| Information provided |
────

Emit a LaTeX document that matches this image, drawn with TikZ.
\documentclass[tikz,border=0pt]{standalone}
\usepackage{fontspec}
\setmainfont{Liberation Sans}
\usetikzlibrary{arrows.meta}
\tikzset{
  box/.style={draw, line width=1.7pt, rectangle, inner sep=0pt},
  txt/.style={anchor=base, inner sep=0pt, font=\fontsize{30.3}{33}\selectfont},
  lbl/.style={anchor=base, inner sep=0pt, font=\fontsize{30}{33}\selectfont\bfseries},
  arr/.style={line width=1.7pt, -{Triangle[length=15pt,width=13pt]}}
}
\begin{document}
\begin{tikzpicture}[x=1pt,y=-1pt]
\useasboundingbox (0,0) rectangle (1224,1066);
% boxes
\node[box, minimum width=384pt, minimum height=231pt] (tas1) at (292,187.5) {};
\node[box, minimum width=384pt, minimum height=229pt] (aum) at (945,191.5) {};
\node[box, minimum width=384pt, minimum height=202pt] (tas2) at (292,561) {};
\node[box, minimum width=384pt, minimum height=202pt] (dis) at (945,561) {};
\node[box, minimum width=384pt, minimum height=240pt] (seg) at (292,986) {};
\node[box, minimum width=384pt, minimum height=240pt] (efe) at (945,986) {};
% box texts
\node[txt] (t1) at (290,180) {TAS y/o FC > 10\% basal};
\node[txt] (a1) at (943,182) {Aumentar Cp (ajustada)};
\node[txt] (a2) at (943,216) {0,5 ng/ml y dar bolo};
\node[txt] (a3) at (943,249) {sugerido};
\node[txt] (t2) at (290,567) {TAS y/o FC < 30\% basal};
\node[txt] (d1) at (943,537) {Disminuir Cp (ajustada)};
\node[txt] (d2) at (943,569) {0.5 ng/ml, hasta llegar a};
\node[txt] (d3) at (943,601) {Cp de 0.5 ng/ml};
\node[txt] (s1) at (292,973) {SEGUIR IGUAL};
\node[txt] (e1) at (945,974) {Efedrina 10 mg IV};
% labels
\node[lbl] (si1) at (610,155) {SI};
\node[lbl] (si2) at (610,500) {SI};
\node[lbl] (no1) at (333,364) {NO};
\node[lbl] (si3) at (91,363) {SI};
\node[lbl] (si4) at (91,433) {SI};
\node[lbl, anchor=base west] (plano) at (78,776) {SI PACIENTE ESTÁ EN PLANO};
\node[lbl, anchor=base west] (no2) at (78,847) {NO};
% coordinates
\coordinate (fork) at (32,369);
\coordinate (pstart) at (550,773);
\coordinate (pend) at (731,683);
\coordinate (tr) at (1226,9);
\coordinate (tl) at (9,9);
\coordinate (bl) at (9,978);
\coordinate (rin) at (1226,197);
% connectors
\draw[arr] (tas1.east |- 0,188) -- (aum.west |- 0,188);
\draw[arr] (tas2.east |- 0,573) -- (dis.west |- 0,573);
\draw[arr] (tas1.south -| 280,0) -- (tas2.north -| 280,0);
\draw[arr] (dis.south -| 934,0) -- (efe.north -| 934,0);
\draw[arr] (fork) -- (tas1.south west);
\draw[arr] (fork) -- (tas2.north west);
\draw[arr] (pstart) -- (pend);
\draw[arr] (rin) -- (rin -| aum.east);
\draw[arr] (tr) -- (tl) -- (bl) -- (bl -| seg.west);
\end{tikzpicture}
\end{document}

────

| Brief |
Every line of the data above should be reproduced word for word.

| Answer for this exercise |
Emit a LaTeX document that matches this image, drawn with TikZ.
\documentclass[tikz,border=0pt]{standalone}
\usepackage{fontspec}
\setmainfont{Liberation Sans}
\usetikzlibrary{arrows.meta}
\tikzset{
  box/.style={draw, line width=1.7pt, rectangle, inner sep=0pt},
  txt/.style={anchor=base, inner sep=0pt, font=\fontsize{30.3}{33}\selectfont},
  lbl/.style={anchor=base, inner sep=0pt, font=\fontsize{30}{33}\selectfont\bfseries},
  arr/.style={line width=1.7pt, -{Triangle[length=15pt,width=13pt]}}
}
\begin{document}
\begin{tikzpicture}[x=1pt,y=-1pt]
\useasboundingbox (0,0) rectangle (1224,1066);
% boxes
\node[box, minimum width=384pt, minimum height=231pt] (tas1) at (292,187.5) {};
\node[box, minimum width=384pt, minimum height=229pt] (aum) at (945,191.5) {};
\node[box, minimum width=384pt, minimum height=202pt] (tas2) at (292,561) {};
\node[box, minimum width=384pt, minimum height=202pt] (dis) at (945,561) {};
\node[box, minimum width=384pt, minimum height=240pt] (seg) at (292,986) {};
\node[box, minimum width=384pt, minimum height=240pt] (efe) at (945,986) {};
% box texts
\node[txt] (t1) at (290,180) {TAS y/o FC > 10\% basal};
\node[txt] (a1) at (943,182) {Aumentar Cp (ajustada)};
\node[txt] (a2) at (943,216) {0,5 ng/ml y dar bolo};
\node[txt] (a3) at (943,249) {sugerido};
\node[txt] (t2) at (290,567) {TAS y/o FC < 30\% basal};
\node[txt] (d1) at (943,537) {Disminuir Cp (ajustada)};
\node[txt] (d2) at (943,569) {0.5 ng/ml, hasta llegar a};
\node[txt] (d3) at (943,601) {Cp de 0.5 ng/ml};
\node[txt] (s1) at (292,973) {SEGUIR IGUAL};
\node[txt] (e1) at (945,974) {Efedrina 10 mg IV};
% labels
\node[lbl] (si1) at (610,155) {SI};
\node[lbl] (si2) at (610,500) {SI};
\node[lbl] (no1) at (333,364) {NO};
\node[lbl] (si3) at (91,363) {SI};
\node[lbl] (si4) at (91,433) {SI};
\node[lbl, anchor=base west] (plano) at (78,776) {SI PACIENTE ESTÁ EN PLANO};
\node[lbl, anchor=base west] (no2) at (78,847) {NO};
% coordinates
\coordinate (fork) at (32,369);
\coordinate (pstart) at (550,773);
\coordinate (pend) at (731,683);
\coordinate (tr) at (1226,9);
\coordinate (tl) at (9,9);
\coordinate (bl) at (9,978);
\coordinate (rin) at (1226,197);
% connectors
\draw[arr] (tas1.east |- 0,188) -- (aum.west |- 0,188);
\draw[arr] (tas2.east |- 0,573) -- (dis.west |- 0,573);
\draw[arr] (tas1.south -| 280,0) -- (tas2.north -| 280,0);
\draw[arr] (dis.south -| 934,0) -- (efe.north -| 934,0);
\draw[arr] (fork) -- (tas1.south west);
\draw[arr] (fork) -- (tas2.north west);
\draw[arr] (pstart) -- (pend);
\draw[arr] (rin) -- (rin -| aum.east);
\draw[arr] (tr) -- (tl) -- (bl) -- (bl -| seg.west);
\end{tikzpicture}
\end{document}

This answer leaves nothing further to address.